AHC WI: Protestant Portugal

Kinda... doubtfull. Looking at the cliché scandinavian and arguably british 'the tall poppies' syndroma... it sounds a bit, ya know..

For Italy, you had printers and a growing bourgeois proto capitalistic class, to use Marxist parlance - Italy of the Renaissance is a proof that Catholics can be as capitalistic as Protestants.
AND poltiical atomisation and Italy, well..
They also dealed with non catholics or even christians gladly. Who traded with the Byzantines and Ottomans over time much, you wonder?

Italy was rich.

The books you read may have had a certain Protestant bias, carefully. 'Milking cows' of the Papcy? sounds kinda...

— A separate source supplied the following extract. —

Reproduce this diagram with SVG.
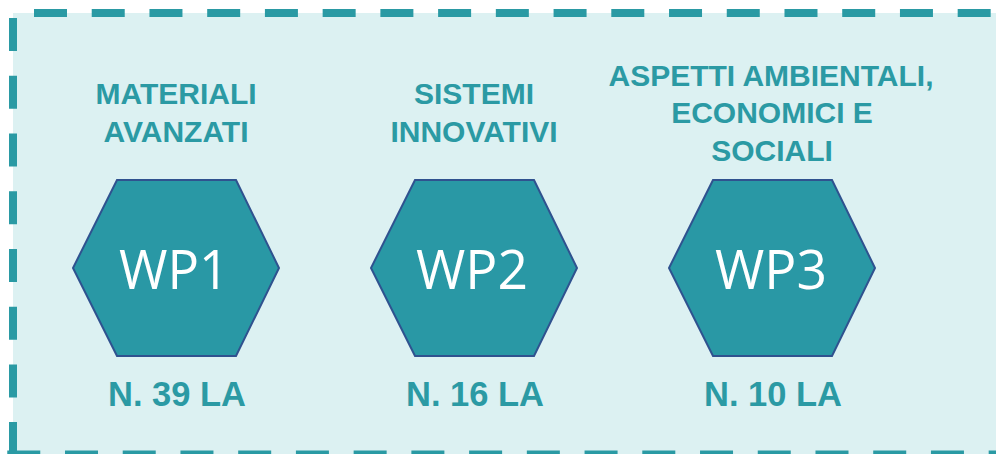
<svg xmlns="http://www.w3.org/2000/svg" xmlns:xlink="http://www.w3.org/1999/xlink" width="996" height="454" viewBox="0 0 996 454">
  <style>
    .frame { fill: none; stroke: #2A9AA4; stroke-width: 8; stroke-dasharray: 33 24.73; }
    .title { font-family: "Liberation Sans", Arial, sans-serif; font-weight: bold; font-size: 30px; fill: #2B9AA4; text-anchor: middle; }
    .count { font-family: "Liberation Sans", Arial, sans-serif; font-weight: bold; font-size: 34.5px; fill: #2B9AA4; text-anchor: middle; }
    .wp { font-family: "Open Sans", "Noto Sans", sans-serif; font-size: 55px; fill: #FFFFFF; text-anchor: middle; }
    .hex { fill: #2998A5; stroke: #2F528F; stroke-width: 2; }
  </style>
  <defs>
    <!-- hexagon centred on the origin -->
    <polygon id="hexagon" class="hex" points="-59,-88 60,-88 103,0 60,88 -59,88 -103,0"/>
  </defs>

  <!-- white page and light panel -->
  <rect x="0" y="0" width="996" height="454" fill="#FFFFFF"/>
  <rect x="13" y="13" width="990" height="450" fill="#DCF1F2"/>

  <!-- dashed panel border -->
  <g id="frame">
    <line class="frame" x1="34" y1="13" x2="1000" y2="13"/>
    <line class="frame" x1="13" y1="18" x2="13" y2="455"/>
    <line class="frame" x1="7.27" y1="454.5" x2="1000" y2="454.5"/>
  </g>

  <g id="wp1">
    <text class="title" x="176" y="104">MATERIALI</text>
    <text class="title" x="176" y="141.7">AVANZATI</text>
    <use xlink:href="#hexagon" transform="translate(176,268)"/>
    <text class="wp" x="174" y="289" textLength="110" lengthAdjust="spacingAndGlyphs">WP1</text>
    <text class="count" x="177" y="405.5">N. 39 LA</text>
  </g>

  <g id="wp2">
    <text class="title" x="474" y="104">SISTEMI</text>
    <text class="title" x="474" y="141.7">INNOVATIVI</text>
    <use xlink:href="#hexagon" transform="translate(474,268)"/>
    <text class="wp" x="472" y="289" textLength="112" lengthAdjust="spacingAndGlyphs">WP2</text>
    <text class="count" x="475" y="405.5">N. 16 LA</text>
  </g>

  <g id="wp3">
    <text class="title" x="771" y="85.7">ASPETTI AMBIENTALI,</text>
    <text class="title" x="772" y="123.3">ECONOMICI E</text>
    <text class="title" x="772" y="161">SOCIALI</text>
    <use xlink:href="#hexagon" transform="translate(772,268)"/>
    <text class="wp" x="771" y="289" textLength="112" lengthAdjust="spacingAndGlyphs">WP3</text>
    <text class="count" x="773" y="405.5">N. 10 LA</text>
  </g>
</svg>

This is not about protestant caricature. I don't live nor was raised in a protestant or majority-protestant country. I know Italy was rich. But Italy had some kind of development quite different from Germany or England or the Netherlands. it was much less bottom-up.

And this is a fact : Italy, thanks to the papacy, profited from a big net influx of capital from other european countries : most of all the HRE. If you have visited Italy, you know what I am referin to. Much has gone into stone and art.
 
This is not about protestant caricature. I don't live nor was raised in a protestant or majority-protestant country. I know Italy was rich. But Italy had some kind of development quite different from Germany or England or the Netherlands. it was much less bottom-up.

And this is a fact : Italy, thanks to the papacy, profited from a big net influx of capital from other european countries : most of all the HRE. If you have visited Italy, you know what I am referin to. Much has gone into stone and art.

Actually, the economy of Italy didn't come as much or only from the church, but the VERY profitable merchants powers as Venise, Genoa, etc...

Those guys mattered more perhaps. The power of the Papacy was not as strong, politicially and economically, as you may think.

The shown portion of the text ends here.